Support for this project is enabled by the UQ School of Music’s Translational Research in Creative Practice initiative which proposes an understanding of Creative Practice as advancing new forms of knowledge beyond the academic sphere, aiming to produce new knowledge about the human condition through the application of creative practices to real-world problems in learning and development, health and well-being, and community engagement, and provide a medium for translating complex research findings into the public realm.

Vocal Womb aligns with these goals by producing new knowledge and experiences of the singing body during live performance, and by distilling complex research into an accessible format for presentation at large-scale public festivals.

“Our voices help define us: our collective humanity and individual selfhood. Having a voice signifies empowerment, but our voices are fallible, physical things which can fail us by quavering, scratching, or losing pitch when we most need their strength,” says Dr Klein.

“Contained inside our bodies and concealed from view, two membranes are stretched across the larynx modulating airflow and vibrating to produce sound. Vocal Womb explores the symbolic and physical power of the human voice by revealing its internal workings, from inside the body of a vocalist.”

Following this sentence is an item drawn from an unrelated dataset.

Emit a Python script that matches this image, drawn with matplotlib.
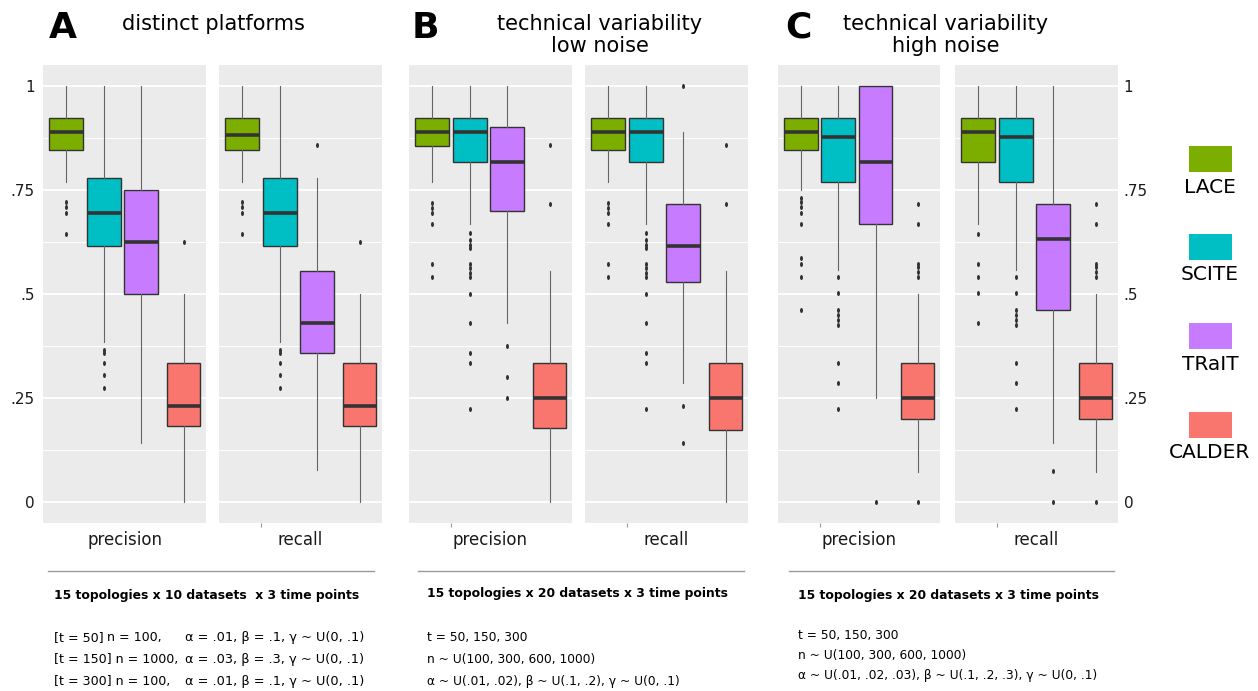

Audiovisual feeds are subtly manipulated through live-processing and further modified by the audience who can mix the audio to refashion their acoustic experience of the work. The resonant properties of the performance space fold sound back towards the audience creating a layered and multifaceted listening experience. Performances will be lived-streamed in 360o video and documented as a live recording release. Performance dates will be announced in the second half of 2017.

Dr Eve Klein is Director of Teaching and Learning and Lecturer in Music Technology and Popular Music at the School of Music, The University of Queensland.